If you’re one of the 575,304 people stopped and questioned or frisked by a New York City police officer last year, your name might be in a database, where, the police commissioner says, it will remain “indefinitely.”
On Wednesday the New York Civil Liberties Union sued to stop the practice, claiming that the NYPD policy violates state laws requiring arrest records to be sealed in cases where guilt of a crime is not found.
The name of anyone who is busted or given a ticket goes in the database. But the vast majority of those stopped by the NYPD are not arrested or given a summons.
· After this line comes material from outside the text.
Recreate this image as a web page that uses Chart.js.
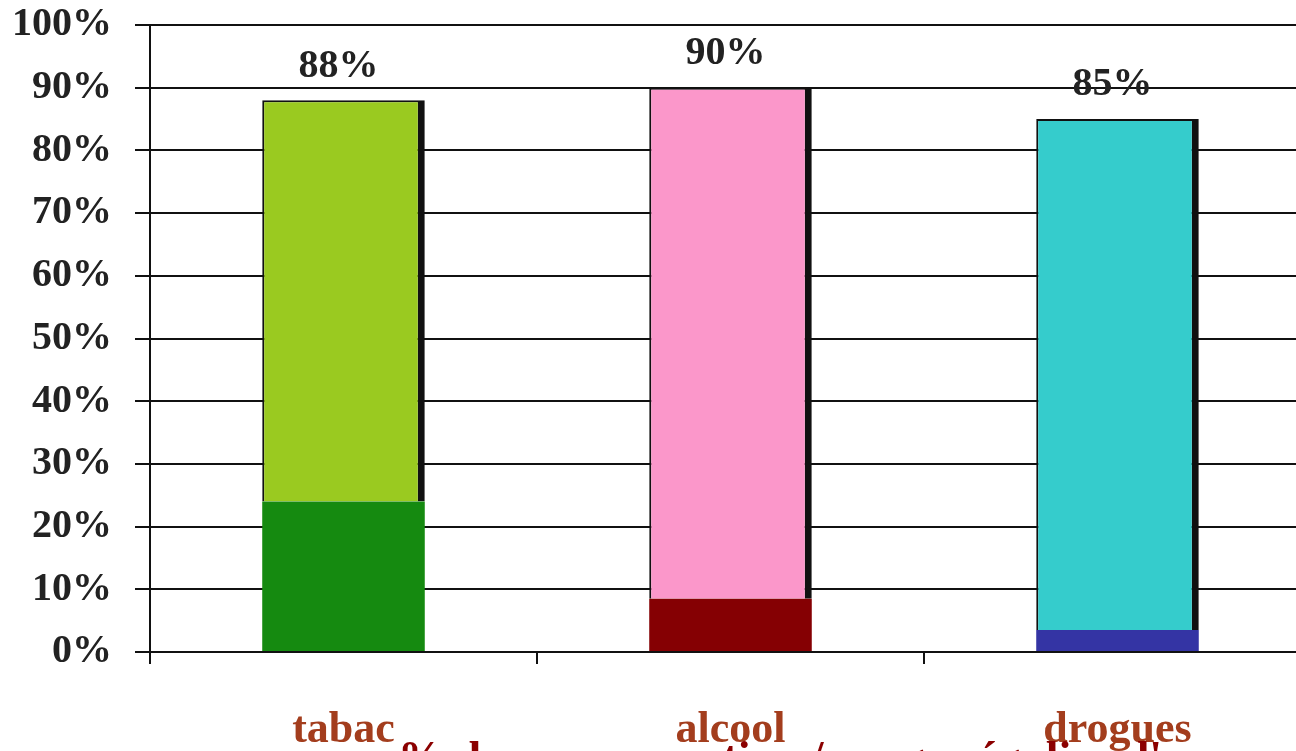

However, even if they aren’t found to be doing something wrong, people who are asked for their name and give it (they don’t have to) are in the database as well.
There, says Police Commissioner Ray Kelly, it will stay “indefinitely, for use in future investigations.”
The NYCLU argues that since state law requires that records in criminal cases that end in dismissal or acquittal, or with a conviction or guilty plea for a non-criminal violation (like disorderly conduct), be sealed, the NYPD database violates that law.
The lawsuit was filed on behalf of two men, one from Harlem and one from Clinton Hill, but the NYCLU asks the court to certify a class of all the people whose names are in the database even though they weren’t convicted of crimes.
Kelly has said that the stop-and-frisk policy “has played a major role in the reduction of crime in New York City.”